Wondering how to right-click on a Mac? You're not alone. Years ago Apple famously insisted that a one-button mouse was the way to go, not the two-button mouse preferred by Windows users. The legacy of this decision has been a lot of confusion about how to right click on a Mac.
Even with a wealth of two button mice available for use with Macs, the question continues. Even if you know how to right click on a Mac, there are plenty of people who are unsure, perhaps because they have moved from a PC to a Mac and aren't clear about the key combos such as how to cut and paste on a Mac.
There is also the fact that the most popular Macs these days are Mac laptops with a multi-touch trackpad with no obvious way of indicting a left or right button click. The Force Touch trackpad on newer Mac laptops takes multi-touch even further, but some Mac users will still be unsure of how to right click on one of these laptops.
There are actually a few ways to right click on a Mac, we'll run through each below, but in summary they are as follows:
- Press control while clicking your mouse
- Press control while clicking a track pad
- Press the trackpad with two fingers
- Assign a corner of the trackpad
Press Control to right click
One way to right click on a Mac is to press the Ctrl (or Control) key when you tap the mouse button or the trackpad.
Don't confuse the Ctrl key with the Alt (or Option) key. The Ctrl key on a Mac is not the one next to the space bar, it's at the far end of the keyboard, on either the right or left side.
Use two fingers on a trackpad
If you have a trackpad and want to right click, you can use two fingers to click.
If this doesn't work you may need to set it up in System Preferences. Here's how:
- Open System Preferences either by clicking on the cog icon if it is in your Dock, or by clicking on the Apple icon at the top left of your screen and then System Preferences.
- Next click on Trackpad and in the Trackpad preferences select: 'Click with two fingers' beside Secondary click.
There are lots more Gestures you can set up here: How to use MacBook trackpad gestures.
Tap a corner of the trackpad
Perhaps two-finger tapping isn't the most intuitive way for you to right-click. If that is the case you can choose to click on the corner of your Trackpad when you want to right-click.

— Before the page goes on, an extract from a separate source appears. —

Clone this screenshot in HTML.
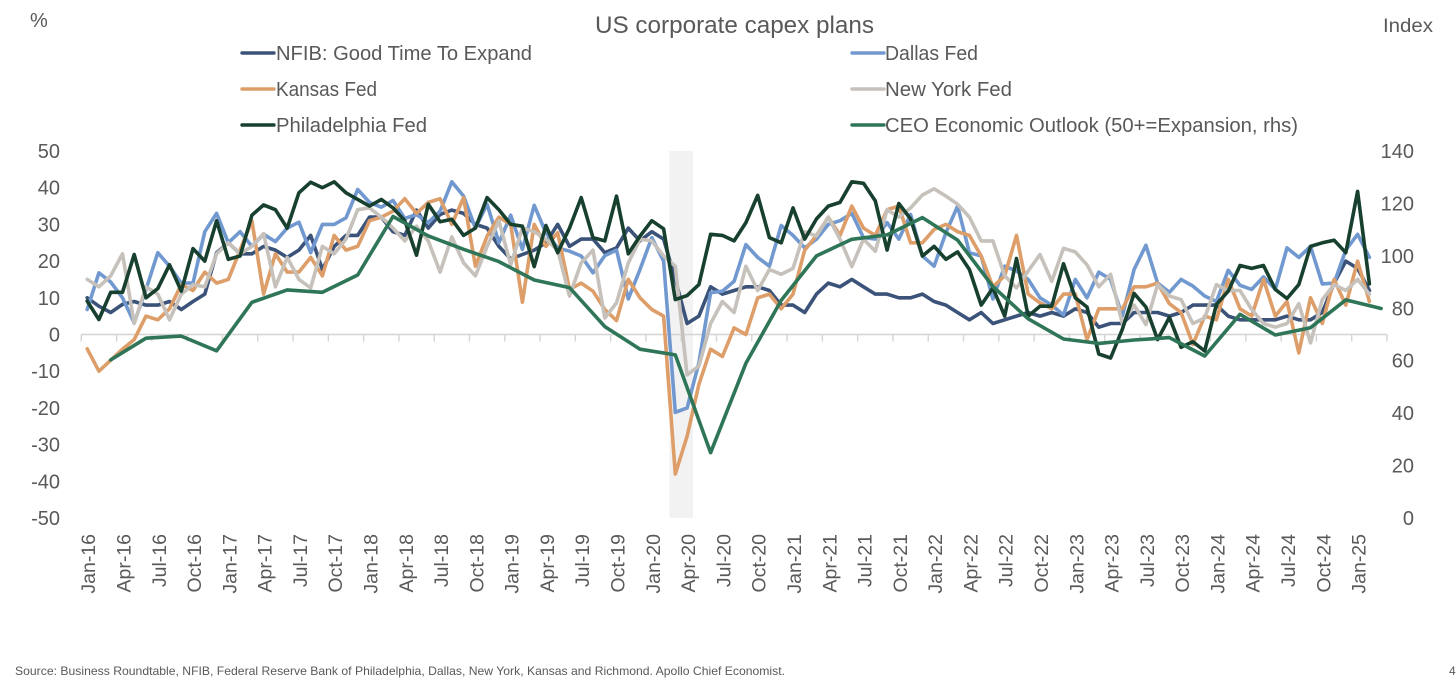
<!DOCTYPE html>
<html lang="en">
<head>
<meta charset="utf-8">
<title>US corporate capex plans</title>
<style>
html,body{margin:0;padding:0;background:#fff;width:1456px;height:684px;overflow:hidden}
svg{display:block}
text{font-family:"Liberation Sans",sans-serif;fill:#595959}
</style>
</head>
<body>
<svg id="chart" xmlns="http://www.w3.org/2000/svg" width="1456" height="684" viewBox="0 0 1456 684">
  <text x="595" y="33" font-size="24" textLength="279" lengthAdjust="spacingAndGlyphs">US corporate capex plans</text>
  <text x="30" y="27" font-size="20">%</text>
  <text x="1383" y="32" font-size="19" textLength="50" lengthAdjust="spacingAndGlyphs">Index</text>
  <text x="15" y="675" font-size="12" textLength="770" lengthAdjust="spacingAndGlyphs">Source: Business Roundtable, NFIB, Federal Reserve Bank of Philadelphia, Dallas, New York, Kansas and Richmond. Apollo Chief Economist.</text>
  <text x="1449" y="675" font-size="12">4</text>

  <g>
    <g>
      <line x1="242" y1="53" x2="274" y2="53" stroke="#3b5279" stroke-width="3.4" stroke-linecap="round"/>
      <text x="276" y="60" font-size="20" textLength="256" lengthAdjust="spacingAndGlyphs">NFIB: Good Time To Expand</text>
    </g>
    <g>
      <line x1="242" y1="89" x2="274" y2="89" stroke="#dd9e69" stroke-width="3.4" stroke-linecap="round"/>
      <text x="276" y="96" font-size="20" textLength="101" lengthAdjust="spacingAndGlyphs">Kansas Fed</text>
    </g>
    <g>
      <line x1="242" y1="125" x2="274" y2="125" stroke="#17402f" stroke-width="3.4" stroke-linecap="round"/>
      <text x="276" y="132" font-size="20" textLength="151" lengthAdjust="spacingAndGlyphs">Philadelphia Fed</text>
    </g>
    <g>
      <line x1="852" y1="53" x2="884" y2="53" stroke="#7199cf" stroke-width="3.4" stroke-linecap="round"/>
      <text x="885" y="60" font-size="20" textLength="93" lengthAdjust="spacingAndGlyphs">Dallas Fed</text>
    </g>
    <g>
      <line x1="852" y1="89" x2="884" y2="89" stroke="#c6c1ba" stroke-width="3.4" stroke-linecap="round"/>
      <text x="885" y="96" font-size="20" textLength="127" lengthAdjust="spacingAndGlyphs">New York Fed</text>
    </g>
    <g>
      <line x1="852" y1="125" x2="884" y2="125" stroke="#2f7558" stroke-width="3.4" stroke-linecap="round"/>
      <text x="885" y="132" font-size="20" textLength="413" lengthAdjust="spacingAndGlyphs">CEO Economic Outlook (50+=Expansion, rhs)</text>
    </g>
  </g>

  <g id="shade-layer"></g>
  <g id="axis-layer"></g>
  <g id="series-layer"></g>
</svg>

<script>
const xTickLabels = ["Jan-16","Apr-16","Jul-16","Oct-16","Jan-17","Apr-17","Jul-17","Oct-17","Jan-18","Apr-18","Jul-18","Oct-18","Jan-19","Apr-19","Jul-19","Oct-19","Jan-20","Apr-20","Jul-20","Oct-20","Jan-21","Apr-21","Jul-21","Oct-21","Jan-22","Apr-22","Jul-22","Oct-22","Jan-23","Apr-23","Jul-23","Oct-23","Jan-24","Apr-24","Jul-24","Oct-24","Jan-25"];
const leftTicks = [50,40,30,20,10,0,-10,-20,-30,-40,-50];
const rightTicks = [140,120,100,80,60,40,20,0];
const monthCount = 111;
const monthsPerTick = 3;
const recessionStartMonth = 50;
const recessionEndMonth = 52;

const nfib = [10,7.7,6,8.2,9,8,8,9,6.8,9,11,22.3,25,22,22,24,23,21,23,27,17.7,24,27,27,32,32,28,27,
  33.9,29,32.7,33.9,33,30,29,24,20.6,21.8,23,25,30,24,26,26,22.3,23.6,29,25.5,28,26,
  15,3,5,13,11,12,13,13,12,8,8,6,11,14,13,15,13,11,
  11,10,10,11,9,8,6,4,6,3,4,5,6,5,
  6,5,7,6,2,3,3,6,6,6,5,6,8,8,8,5,4,4,4,4,5,4,4,6,14,20,18,12];

const dallas = [6.8,16.8,14.3,10,3.2,12.3,22.3,18.6,14,14,28,33,25,28,24,27.3,25.3,29,30.6,22.3,30,30,31.8,39.5,36,34.7,36.5,31.6,
  32.7,30.5,33.6,41.6,37.7,29,35.5,25,32.5,23.2,35.2,27.7,23.6,22.7,21.4,16.8,21.5,23,9.7,17.7,26.4,20,
  -21.2,-20,-7.7,11.4,11.8,14.5,24.5,21,18.6,29.7,27,23.6,26,30,31,33,26.4,26,30.5,26,32.7,21.4,18.6,27.7,35,22.3,21.4,9.7,18.6,17.3,15,10,
  8,5.3,15,10,17,15,5,17.7,24.3,14,11.5,15,13.2,10.5,9,17.5,13.4,12.3,15.7,12.3,23.6,21,24,13.8,14,23,27.3,21];

const kansas = [-3.9,-10,-7,-4,-1.4,5,4,7,13.6,12,17,14,15,23,31,11,22,17,17,21,16,27,23,24,31,32,33.6,37,
  33,36,37,30,37.3,18.6,26.8,32,30,8.8,30,24,27.7,12.3,14,11.8,6.8,3.8,15,10,6.8,5,
  -38,-27.7,-13.6,-4,-6,1.8,0,10,11,7,11,23,27,32,27,35,29,27,34,35,25,25,28.6,30,28,27,21.4,13,16,27,11,8.6,
  7,11,11,-1.4,7,7,7,13,13,14,8.4,6,-2.7,5,4,15,7,5,15,5,9,-5,10,3,15,8,20,9];

const newYork = [15,13,16,22,3,13,11,4,11,13.6,13,22,25,22,24,27.5,13,21,15,12.7,24,22,26,34,34.5,32,29,25.5,
  29.5,25.5,17,26.6,19.5,16,24,31,19,29,28,26,23,10.5,19.5,23,4.5,8.6,19.5,26,25.5,21.4,
  18.6,-11,-8.6,3,9,6,18.6,12,17.7,16.4,18,28,26.8,32,26,18.5,26,22.7,34,32,34.5,38,39.7,37.7,35.5,32,25.5,25.5,16,12.7,17.3,21.8,
  14.5,23.5,22.5,19,13,16.4,3,8,2.7,13.6,10.5,9.5,3,4.5,13.6,12,12,6.8,3,2,3,8.4,-2.3,9.5,13.6,12,15,11];

const philadelphia = [9.1,4.1,11.5,11.5,21.8,10,12.5,19,11.8,23.4,20,31,20.5,21.4,32.5,35.3,34,29,38.6,41.5,40,41.6,38.6,36.8,35,36.8,34.5,31,
  21.6,35.5,30.7,31.4,27,29,37.3,34,30,29.5,18.5,29.7,22.3,29,37.3,26.4,25.5,37.7,22,26.8,31,28.8,
  9.5,10.6,13.6,27.3,27,25.5,30.5,37.9,26.4,25,34.5,26,31.5,35,36,41.6,41.2,36.4,23,35.7,31.5,21.4,24,20.5,22.5,17.7,8,12.7,5,20.7,5,7.7,
  7.7,19.3,10,7.5,-5.3,-6.4,1.4,11.2,7.5,-1.4,4.7,-3.5,-2,-4.5,8.2,11.8,18.8,18,18.8,12.3,9.8,13.6,24,25,25.7,22.3,39,13.8];

const ceoFirstMonth = 2;
const ceoQuarterly = [60.3,68.6,69.4,63.8,82.3,87,86.1,92.7,115,107.6,102.5,97.8,90.8,87.9,73,64.4,62.2,24.9,59,83,100,106.3,108,114.6,106,88.3,76,68.3,66.6,67.9,68.8,61.8,77.7,69.8,72.6,83.2,79.9];

const plotLeft = 81.3;
const plotRight = 1387;
const plotTop = 151;
const plotBottom = 518;
const svgNS = 'http://www.w3.org/2000/svg';
const bandWidth = (plotRight - plotLeft) / monthCount;

function xBand(month) { return plotLeft + bandWidth * month; }
function xMonth(month) { return xBand(month) + bandWidth / 2; }
function yLeft(v) { return plotBottom - (v + 50) / 100 * (plotBottom - plotTop); }
function yRight(v) { return plotBottom - v / 140 * (plotBottom - plotTop); }
function make(tag, attrs) {
  const el = document.createElementNS(svgNS, tag);
  for (const k in attrs) el.setAttribute(k, attrs[k]);
  return el;
}

const shadeLayer = document.getElementById('shade-layer');
const axisLayer = document.getElementById('axis-layer');
const seriesLayer = document.getElementById('series-layer');

const shade = make('rect', {
  x: xBand(recessionStartMonth), y: plotTop,
  width: xBand(recessionEndMonth) - xBand(recessionStartMonth),
  height: plotBottom - plotTop, fill: '#f2f2f2'
});


shadeLayer.appendChild(shade);

const axisLine = make('line', { x1: plotLeft, x2: plotRight, y1: yLeft(0), y2: yLeft(0), stroke: '#d4d4d4', 'stroke-width': 1.4 });


axisLayer.appendChild(axisLine);

for (let m = 0; m <= monthCount; m += monthsPerTick) {
  const tick = make('line', { x1: xBand(m), x2: xBand(m), y1: yLeft(0), y2: yLeft(0) + 7, stroke: '#d4d4d4', 'stroke-width': 1.4 });
  
  
  axisLayer.appendChild(tick);
}

xTickLabels.forEach(function (label, k) {
  const x = xMonth(k * monthsPerTick) + 1;
  const t = make('text', { x: 0, y: 0, 'font-size': 19.5, 'text-anchor': 'end', transform: 'translate(' + (x + 7) + ',534) rotate(-90)' });
  t.textContent = label;
  
  
  axisLayer.appendChild(t);
});

leftTicks.forEach(function (v) {
  const t = make('text', { x: 60, y: yLeft(v) + 7, 'font-size': 20, 'text-anchor': 'end' });
  t.textContent = String(v);
  
  
  axisLayer.appendChild(t);
});

rightTicks.forEach(function (v) {
  const t = make('text', { x: 1414, y: yRight(v) + 7, 'font-size': 20, 'text-anchor': 'end' });
  t.textContent = String(v);
  
  
  axisLayer.appendChild(t);
});

function drawLine(points, color) {
  const d = points.map(function (p, i) { return (i ? 'L' : 'M') + p[0].toFixed(1) + ' ' + p[1].toFixed(1); }).join(' ');
  return make('path', { d: d, fill: 'none', stroke: color, 'stroke-width': 3.6, 'stroke-linejoin': 'round', 'stroke-linecap': 'round' });
}

const nfibLine = drawLine(nfib.map(function (v, i) { return [xMonth(i), yLeft(v)]; }), '#3b5279');


seriesLayer.appendChild(nfibLine);

const dallasLine = drawLine(dallas.map(function (v, i) { return [xMonth(i), yLeft(v)]; }), '#7199cf');


seriesLayer.appendChild(dallasLine);

const kansasLine = drawLine(kansas.map(function (v, i) { return [xMonth(i), yLeft(v)]; }), '#dd9e69');


seriesLayer.appendChild(kansasLine);

const newYorkLine = drawLine(newYork.map(function (v, i) { return [xMonth(i), yLeft(v)]; }), '#c6c1ba');


seriesLayer.appendChild(newYorkLine);

const philadelphiaLine = drawLine(philadelphia.map(function (v, i) { return [xMonth(i), yLeft(v)]; }), '#17402f');


seriesLayer.appendChild(philadelphiaLine);

const ceoLine = drawLine(ceoQuarterly.map(function (v, i) { return [xMonth(ceoFirstMonth + i * monthsPerTick), yRight(v)]; }), '#2f7558');


seriesLayer.appendChild(ceoLine);
</script>
</body>
</html>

To set this preference up you need System Preferences again.
This time, rather than selecting 'Click or tap with two fingers' select either 'Click in bottom right corner' or 'Click in bottom left corner'.
Right-clicking on a MacBook with Force Touch trackpad
The Force Touch trackpad uses taptic feedback to fool you into thinking that you can use various levels of pressure to achieve clicks.
In addition to the standard right-click functionality, there is a deeper click that opens up a contextual menu with additional options.
If you want to right-click, you can tap with two fingers, or set it to tap in the right or bottom corner as above, or you can press and hold the trackpad to get the equivalent of a right-click.
How to right-click with an Apple mouse
If you have an Apple mouse (referred to as the Magic Mouse by Apple) you may be wondering how to right-click - the mouse has no buttons at all!
Apple's mouse also uses many of the same multi-touch gestures as the trackpad, but essentially, where you click on the Apple Magic Mouse determines the kind of click you are performing.
Right-clicking on an Apple Magic Mouse is actually pretty intuitive - you can actually click on the right of the mouse.
If this doesn't work then you may need to set it up in System Preferences.
How to right-click with any mouse
If you purchase a mouse with two buttons to use with your Mac you should be able to use the right-click as you would expect.
We have a round up of the best Mac mice which includes some great options.
Why right-click on a Mac?
Right-clicks open up a new level of interaction, with extra contextual menus that aren't available to single clickers.
For example, you could right click on a Word or Pages document and see options for cut, paste, change the font, and even look up the definition of a word or find synonyms.
You can right click on an open application's icon in the Dock and choose to quit it.
Depending on the complexity of the program you are using the right-click options are likely to add an extra layer of detail that you would be lost without.